Moving on, moving up
I look at Hardy’s chest, thinking that it’s a shame he’s wearing a long-sleeved top. Otherwise we could spend the rest of our allotted time reading his tattoos—which seem to form an encyclopedia of his private life. His 1999-2004 marriage to Sarah Ward is commemorated by the tattoo “Till I die SW” and a dragon on his left arm. Below it are the words “figlio mio bellissimo”, commemorating his son Louis’s birth three years ago with ex-girlfriend Rachel Speed. On his back is the word “Charlotte”, marking his relationship with Charlotte Riley, whom he met on the set of Wuthering Heights. There are many others, but Hardy isn’t going to talk me through them today.
Instead, he wants to discuss his career. Warrior may be the film that breaks him in the United States.
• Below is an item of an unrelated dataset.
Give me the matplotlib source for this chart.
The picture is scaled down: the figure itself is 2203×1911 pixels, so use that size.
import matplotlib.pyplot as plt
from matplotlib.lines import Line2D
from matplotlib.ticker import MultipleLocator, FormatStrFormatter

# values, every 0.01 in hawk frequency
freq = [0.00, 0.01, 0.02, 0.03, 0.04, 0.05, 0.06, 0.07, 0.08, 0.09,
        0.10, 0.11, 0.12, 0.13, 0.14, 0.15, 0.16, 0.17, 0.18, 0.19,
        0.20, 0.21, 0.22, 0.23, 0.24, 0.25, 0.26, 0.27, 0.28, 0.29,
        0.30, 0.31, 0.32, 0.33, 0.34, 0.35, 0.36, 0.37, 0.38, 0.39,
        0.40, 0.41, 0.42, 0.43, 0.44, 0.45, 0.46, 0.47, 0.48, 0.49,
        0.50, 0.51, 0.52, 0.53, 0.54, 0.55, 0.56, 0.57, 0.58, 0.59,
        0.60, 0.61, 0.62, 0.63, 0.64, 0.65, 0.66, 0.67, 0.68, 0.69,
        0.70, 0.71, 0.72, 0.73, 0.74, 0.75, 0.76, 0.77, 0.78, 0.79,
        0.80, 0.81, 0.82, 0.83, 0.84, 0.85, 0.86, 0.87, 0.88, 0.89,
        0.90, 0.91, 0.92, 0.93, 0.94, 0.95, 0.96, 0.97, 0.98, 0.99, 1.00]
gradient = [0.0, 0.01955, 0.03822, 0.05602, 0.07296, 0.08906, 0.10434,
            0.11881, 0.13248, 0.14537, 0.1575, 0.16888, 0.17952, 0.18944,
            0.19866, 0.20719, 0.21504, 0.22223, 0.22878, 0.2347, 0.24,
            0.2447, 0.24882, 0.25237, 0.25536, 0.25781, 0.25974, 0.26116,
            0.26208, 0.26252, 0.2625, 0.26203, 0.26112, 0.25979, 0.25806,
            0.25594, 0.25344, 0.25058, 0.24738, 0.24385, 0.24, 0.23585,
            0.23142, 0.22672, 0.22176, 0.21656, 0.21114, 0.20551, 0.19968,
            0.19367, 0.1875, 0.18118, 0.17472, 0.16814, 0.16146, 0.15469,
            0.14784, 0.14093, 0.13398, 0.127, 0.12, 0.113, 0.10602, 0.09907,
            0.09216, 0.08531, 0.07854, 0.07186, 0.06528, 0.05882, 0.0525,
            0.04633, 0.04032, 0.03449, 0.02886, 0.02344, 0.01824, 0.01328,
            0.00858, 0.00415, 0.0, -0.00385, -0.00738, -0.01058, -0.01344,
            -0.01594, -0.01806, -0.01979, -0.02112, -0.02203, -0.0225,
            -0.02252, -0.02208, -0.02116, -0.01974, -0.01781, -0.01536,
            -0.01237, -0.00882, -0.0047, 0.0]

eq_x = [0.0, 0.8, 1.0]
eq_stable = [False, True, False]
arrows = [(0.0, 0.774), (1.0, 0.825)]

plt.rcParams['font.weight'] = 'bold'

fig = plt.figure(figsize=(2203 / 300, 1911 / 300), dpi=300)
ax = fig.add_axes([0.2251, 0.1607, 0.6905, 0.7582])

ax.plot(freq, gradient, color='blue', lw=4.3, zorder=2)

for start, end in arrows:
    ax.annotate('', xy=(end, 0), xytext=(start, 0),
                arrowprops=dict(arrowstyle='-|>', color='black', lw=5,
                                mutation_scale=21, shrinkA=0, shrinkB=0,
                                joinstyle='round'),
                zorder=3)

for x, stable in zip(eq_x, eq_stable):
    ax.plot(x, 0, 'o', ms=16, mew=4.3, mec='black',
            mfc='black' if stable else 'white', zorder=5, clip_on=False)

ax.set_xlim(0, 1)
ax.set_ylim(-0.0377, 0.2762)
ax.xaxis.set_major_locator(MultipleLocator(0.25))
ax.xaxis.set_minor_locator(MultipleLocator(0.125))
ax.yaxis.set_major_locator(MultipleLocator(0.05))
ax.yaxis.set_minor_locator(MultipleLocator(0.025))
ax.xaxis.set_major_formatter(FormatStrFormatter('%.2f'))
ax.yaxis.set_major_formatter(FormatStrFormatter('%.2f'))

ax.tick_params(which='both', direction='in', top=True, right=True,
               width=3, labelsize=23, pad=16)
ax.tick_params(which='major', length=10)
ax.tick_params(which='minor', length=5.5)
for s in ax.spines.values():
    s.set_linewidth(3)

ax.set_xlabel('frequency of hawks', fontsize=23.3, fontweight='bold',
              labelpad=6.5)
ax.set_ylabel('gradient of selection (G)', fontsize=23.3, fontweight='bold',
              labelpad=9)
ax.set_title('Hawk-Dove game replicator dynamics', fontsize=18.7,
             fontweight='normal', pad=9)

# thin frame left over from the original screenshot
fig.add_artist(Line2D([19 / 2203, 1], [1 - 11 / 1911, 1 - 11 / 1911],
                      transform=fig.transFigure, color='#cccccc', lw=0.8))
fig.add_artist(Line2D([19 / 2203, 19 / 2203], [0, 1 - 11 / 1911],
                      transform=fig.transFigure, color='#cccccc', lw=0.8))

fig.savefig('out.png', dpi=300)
“I hope. The question I ask myself every 24 seconds is: Are we going to have a crack at the investment market in acting and producing and directing, or am I going to be a jobbing actor who struggles to work in theatre or on TV?”
The likelihood is the former. He impressed in Christopher Nolan’s Inception as Eames, the inept British conman, partly because of his delivery of lines such as: “Great. Thank you. So, now we’re trapped in Fischer’s mind battling his own private army, and if we get killed, we’ll be lost in limbo till our brains turn to scrambled egg.”
He has also wrapped another clutch of films, including This Means War, in which he plays a CIA agent. He will also be seen in the film adaptation of John Le Carré‘s Tinker Tailor Soldier Spy, where, according to Xan Brooks’s Guardian review, Hardy “raises the roof as Ricki Tarr, the tale’s bullish rogue element”.
That sounds about right: Hardy is not so much raging bull as bullish rogue. He’s loving the work, but wilting under the PR demands, the poor flower. “I’ve got about six or seven of these things [promotional interviews] going on at the moment so I’m being pulled from pillar to post.”
He’s becoming very Hollywood.
“I have to make my bones with Hollywood to get in. And when I do maybe I’ll metamorphose from Mr Muscles or whatever it is I am now and become an irascible tosser.”